[Charts and diagrams as code]
*-*-*

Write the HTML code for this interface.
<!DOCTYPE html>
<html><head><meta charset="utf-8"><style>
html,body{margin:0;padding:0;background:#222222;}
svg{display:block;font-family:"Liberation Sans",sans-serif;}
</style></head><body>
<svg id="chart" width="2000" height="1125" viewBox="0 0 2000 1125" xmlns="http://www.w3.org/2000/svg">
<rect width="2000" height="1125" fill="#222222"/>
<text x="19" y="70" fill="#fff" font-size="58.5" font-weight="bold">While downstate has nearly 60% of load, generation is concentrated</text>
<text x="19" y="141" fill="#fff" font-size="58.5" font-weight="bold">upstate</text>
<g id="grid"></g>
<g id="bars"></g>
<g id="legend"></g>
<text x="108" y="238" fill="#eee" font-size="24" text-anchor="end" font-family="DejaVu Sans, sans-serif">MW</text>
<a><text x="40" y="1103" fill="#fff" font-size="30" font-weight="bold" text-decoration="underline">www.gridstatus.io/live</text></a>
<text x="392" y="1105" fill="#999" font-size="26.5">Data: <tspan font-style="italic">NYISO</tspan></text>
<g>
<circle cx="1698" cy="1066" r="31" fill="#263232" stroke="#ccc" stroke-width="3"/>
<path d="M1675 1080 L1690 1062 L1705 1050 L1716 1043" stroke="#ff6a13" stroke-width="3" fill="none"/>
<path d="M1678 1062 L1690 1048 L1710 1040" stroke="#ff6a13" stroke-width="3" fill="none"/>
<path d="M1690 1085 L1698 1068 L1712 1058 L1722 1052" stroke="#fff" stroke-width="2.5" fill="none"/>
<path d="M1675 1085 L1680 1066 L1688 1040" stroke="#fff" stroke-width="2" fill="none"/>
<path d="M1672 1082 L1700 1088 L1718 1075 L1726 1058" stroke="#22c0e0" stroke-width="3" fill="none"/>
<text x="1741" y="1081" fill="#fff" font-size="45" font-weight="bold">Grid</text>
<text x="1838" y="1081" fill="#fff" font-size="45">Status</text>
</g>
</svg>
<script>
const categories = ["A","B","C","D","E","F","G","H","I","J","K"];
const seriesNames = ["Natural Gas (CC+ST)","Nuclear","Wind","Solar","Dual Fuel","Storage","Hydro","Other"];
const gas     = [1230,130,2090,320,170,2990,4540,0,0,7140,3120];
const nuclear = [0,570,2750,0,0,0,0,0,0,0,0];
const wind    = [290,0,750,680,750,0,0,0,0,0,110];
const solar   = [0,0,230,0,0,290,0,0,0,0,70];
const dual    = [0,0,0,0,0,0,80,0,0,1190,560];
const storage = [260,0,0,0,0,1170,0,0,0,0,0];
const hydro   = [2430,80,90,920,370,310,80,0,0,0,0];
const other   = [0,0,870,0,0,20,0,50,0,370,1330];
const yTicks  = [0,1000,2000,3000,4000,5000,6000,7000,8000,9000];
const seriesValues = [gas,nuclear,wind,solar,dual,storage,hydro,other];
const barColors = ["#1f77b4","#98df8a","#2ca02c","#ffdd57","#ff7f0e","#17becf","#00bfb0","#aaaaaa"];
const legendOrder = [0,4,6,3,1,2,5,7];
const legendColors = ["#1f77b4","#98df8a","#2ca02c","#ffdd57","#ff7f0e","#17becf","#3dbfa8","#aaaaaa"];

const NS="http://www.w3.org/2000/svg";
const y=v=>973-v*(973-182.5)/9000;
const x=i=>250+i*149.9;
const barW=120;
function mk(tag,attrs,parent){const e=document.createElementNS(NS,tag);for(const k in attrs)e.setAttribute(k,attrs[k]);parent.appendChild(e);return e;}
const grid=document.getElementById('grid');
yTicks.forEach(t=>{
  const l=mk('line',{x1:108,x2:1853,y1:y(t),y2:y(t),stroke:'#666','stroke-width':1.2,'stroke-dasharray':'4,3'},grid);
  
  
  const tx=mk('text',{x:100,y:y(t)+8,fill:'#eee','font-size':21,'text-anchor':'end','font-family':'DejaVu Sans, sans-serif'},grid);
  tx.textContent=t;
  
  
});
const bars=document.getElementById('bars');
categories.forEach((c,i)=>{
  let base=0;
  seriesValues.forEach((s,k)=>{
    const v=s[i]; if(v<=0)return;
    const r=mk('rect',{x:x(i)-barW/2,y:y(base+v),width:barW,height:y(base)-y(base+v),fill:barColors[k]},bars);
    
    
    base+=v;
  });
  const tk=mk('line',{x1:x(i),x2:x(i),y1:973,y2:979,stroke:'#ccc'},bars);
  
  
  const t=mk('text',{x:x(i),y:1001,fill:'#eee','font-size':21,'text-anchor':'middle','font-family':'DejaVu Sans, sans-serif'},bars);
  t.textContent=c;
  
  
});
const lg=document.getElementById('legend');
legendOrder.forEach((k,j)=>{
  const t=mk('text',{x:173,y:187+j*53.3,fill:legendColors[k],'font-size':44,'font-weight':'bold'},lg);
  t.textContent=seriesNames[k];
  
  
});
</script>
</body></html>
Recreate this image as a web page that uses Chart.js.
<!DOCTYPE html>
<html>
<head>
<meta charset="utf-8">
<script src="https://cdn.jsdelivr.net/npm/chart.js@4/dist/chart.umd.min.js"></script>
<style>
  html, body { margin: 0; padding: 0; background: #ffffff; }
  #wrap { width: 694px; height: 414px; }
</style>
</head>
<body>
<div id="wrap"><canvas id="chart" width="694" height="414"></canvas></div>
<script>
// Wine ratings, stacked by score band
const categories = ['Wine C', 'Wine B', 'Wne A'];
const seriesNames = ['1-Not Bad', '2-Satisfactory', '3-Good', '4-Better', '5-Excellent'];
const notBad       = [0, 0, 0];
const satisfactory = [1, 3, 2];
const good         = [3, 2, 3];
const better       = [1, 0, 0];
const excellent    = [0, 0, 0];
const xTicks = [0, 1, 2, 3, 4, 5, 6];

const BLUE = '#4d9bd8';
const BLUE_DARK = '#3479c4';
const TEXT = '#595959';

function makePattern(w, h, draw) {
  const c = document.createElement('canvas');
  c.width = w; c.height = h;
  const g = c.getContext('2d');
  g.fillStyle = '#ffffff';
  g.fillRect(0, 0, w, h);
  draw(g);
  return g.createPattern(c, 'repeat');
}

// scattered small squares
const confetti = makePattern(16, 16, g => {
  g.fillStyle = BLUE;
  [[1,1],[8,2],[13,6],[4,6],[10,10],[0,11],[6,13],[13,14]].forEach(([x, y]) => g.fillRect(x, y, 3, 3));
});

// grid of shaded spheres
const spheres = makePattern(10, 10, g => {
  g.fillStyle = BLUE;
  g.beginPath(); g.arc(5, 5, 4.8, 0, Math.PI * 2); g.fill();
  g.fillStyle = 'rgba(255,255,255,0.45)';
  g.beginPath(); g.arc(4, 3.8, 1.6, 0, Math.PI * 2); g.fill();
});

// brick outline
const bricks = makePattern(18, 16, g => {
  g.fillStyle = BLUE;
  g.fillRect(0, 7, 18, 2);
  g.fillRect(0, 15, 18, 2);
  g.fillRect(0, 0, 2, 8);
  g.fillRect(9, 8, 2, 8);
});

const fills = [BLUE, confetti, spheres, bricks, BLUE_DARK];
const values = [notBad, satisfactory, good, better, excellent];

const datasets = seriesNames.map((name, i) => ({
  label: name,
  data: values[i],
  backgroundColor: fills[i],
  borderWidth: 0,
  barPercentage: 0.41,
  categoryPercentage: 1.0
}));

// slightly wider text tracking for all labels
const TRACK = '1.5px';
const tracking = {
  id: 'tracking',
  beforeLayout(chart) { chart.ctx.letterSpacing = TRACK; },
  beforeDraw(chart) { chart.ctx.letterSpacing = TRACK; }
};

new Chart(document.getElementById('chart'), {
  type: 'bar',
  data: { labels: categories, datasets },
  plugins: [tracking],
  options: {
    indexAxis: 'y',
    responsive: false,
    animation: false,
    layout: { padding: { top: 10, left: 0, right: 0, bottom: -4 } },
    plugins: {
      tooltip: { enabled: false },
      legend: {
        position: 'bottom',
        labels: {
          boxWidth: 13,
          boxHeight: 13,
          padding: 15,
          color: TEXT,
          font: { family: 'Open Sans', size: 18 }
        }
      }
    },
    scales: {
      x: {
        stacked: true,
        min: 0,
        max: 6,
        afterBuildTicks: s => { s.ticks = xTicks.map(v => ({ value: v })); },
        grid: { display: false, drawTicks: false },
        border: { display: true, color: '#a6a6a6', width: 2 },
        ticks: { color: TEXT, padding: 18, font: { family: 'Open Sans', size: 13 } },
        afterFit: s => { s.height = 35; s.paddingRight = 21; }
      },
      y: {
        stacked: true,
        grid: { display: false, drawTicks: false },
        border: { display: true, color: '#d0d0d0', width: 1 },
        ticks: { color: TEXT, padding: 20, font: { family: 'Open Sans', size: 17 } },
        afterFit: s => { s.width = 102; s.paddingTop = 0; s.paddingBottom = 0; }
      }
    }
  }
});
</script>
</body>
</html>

*-*-*

Write out, from the lines above, only those from the line with "Recreate this image" to the line with "const xTicks = [0, 1, 2, 3, 4, 5, 6];", exactly as given, including the first and the last.

[EXPECTED ANSWER]
Recreate this image as a web page that uses Chart.js.
<!DOCTYPE html>
<html>
<head>
<meta charset="utf-8">
<script src="https://cdn.jsdelivr.net/npm/chart.js@4/dist/chart.umd.min.js"></script>
<style>
  html, body { margin: 0; padding: 0; background: #ffffff; }
  #wrap { width: 694px; height: 414px; }
</style>
</head>
<body>
<div id="wrap"><canvas id="chart" width="694" height="414"></canvas></div>
<script>
// Wine ratings, stacked by score band
const categories = ['Wine C', 'Wine B', 'Wne A'];
const seriesNames = ['1-Not Bad', '2-Satisfactory', '3-Good', '4-Better', '5-Excellent'];
const notBad       = [0, 0, 0];
const satisfactory = [1, 3, 2];
const good         = [3, 2, 3];
const better       = [1, 0, 0];
const excellent    = [0, 0, 0];
const xTicks = [0, 1, 2, 3, 4, 5, 6];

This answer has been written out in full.